In early fall, you got a reminder of how risky stocks can be. The market sank more than 7% from Sept. 18 to Oct. 15, on fears that the global economic recovery was losing steam. Stocks eventually rebounded, with the S&P 500 and Dow back to setting record highs by early November. Even so, spooked investors did what you’d expect: They pulled $17 billion from equity funds and ETFs from late September to late October, while seeking shelter from the storm in the market’s usual hiding spots.
This flight to safety, which comes on the heels of several similar bouts of anxiety in recent years, has driven up valuations on conservative fare. This includes dividend-paying equities and “low volatility” stocks—you know, boring but stable giants such as Clorox or 3M.
Over the past half-century, low-volatility stocks have traded at about a 25% discount to the broad market, according to the investment firm Research Affiliates. Yet today many of these shares sport higher price/earnings ratios than the S&P 500. The same goes for dividend-paying stocks.
Why is this important? It means the market’s safe havens don’t offer as much protection as you think. Here’s what defensive-minded investors need to know:
If You’ve Been Loading Up On Safe Havens, Stop
It’s easy to see why dividend and low-vol stocks have been popular. Both strategies have beaten the market in downturns—as was the case in this pullback (see chart)—as well as over the long run.
Alas, rising valuations change the calculus. For starters, there’s no guarantee defensive stocks will hold up better in the next slide. In the October 2007–March 2009 bear market, the iShares Dow Jones Select Dividend ETF plunged 61%, vs. 55% for the S&P 500, owing to the fund’s large stake in financial stocks that were pricey at the time. “The higher the valuation, the greater the risk of a steep drop in a bad market,” says Chris Brightman, chief investment officer of Research Affiliates.
Meanwhile, there’s a simple reason why these stocks have traditionally beaten the market: “You’re really buying value investments, since they’re lower-priced stocks,” says Gregg Fisher, head of investment company Gerstein Fisher. Yet you can’t really make the case now that these shares are undervalued and therefore likely to outperform.
Focus on Real Value
If what you’re really seeking is the protection that low-priced stocks can sometimes provide, go with a traditional “value” fund that focuses on shares with cheaper-than-average P/E ratios.

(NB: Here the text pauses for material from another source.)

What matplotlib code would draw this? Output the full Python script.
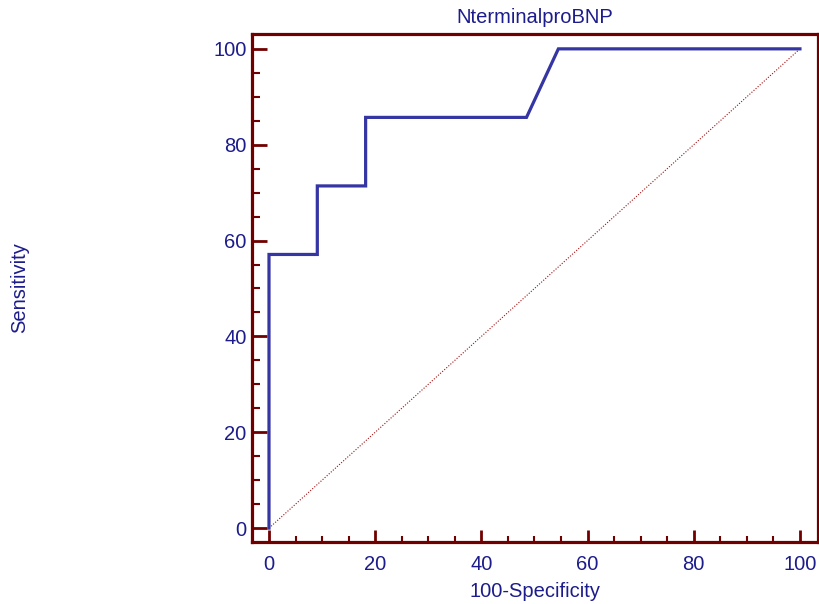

Over the past 15 years, American Century Value has outpaced the S&P 500 by more than three percentage points annually. Yet in months when the market fell, the fund lost only around three-quarters as much, according to Morningstar. Prefer a passively managed option? Vanguard Value Index has also beaten the S&P over the past 15 years while falling less in down months.
And Don’t Forget Bonds
Say you held a 60% stock/40% bond portfolio in 2009 and haven’t reset that mix since. You’re now sitting on a 73/27 portfolio, as stocks have outpaced fixed income. If you’re in your thirties or forties you may not have to worry, as your lengthy time horizon warrants a big stake in equities.
If you’re older and your tolerance for risk has changed, then you may choose to dial back that stock allocation, perhaps even shifting more to high-quality bonds, says Vanguard senior analyst Chris Philips.
Aren’t bonds themselves frothy? Yes. And they grew more expensive in this pullback, as yields on 10-year Treasuries sank from an already low 2.63% to an even lower 2.09% before recovering. But here’s the thing: When bonds lose, they lose a lot less. The worst year for equities was a drop of 43%. For fixed income, it was only an 8% slide.
In fact, bonds made you money in the 2007–’09 bear. And isn’t that the ultimate defense—something that zigs when stocks zag?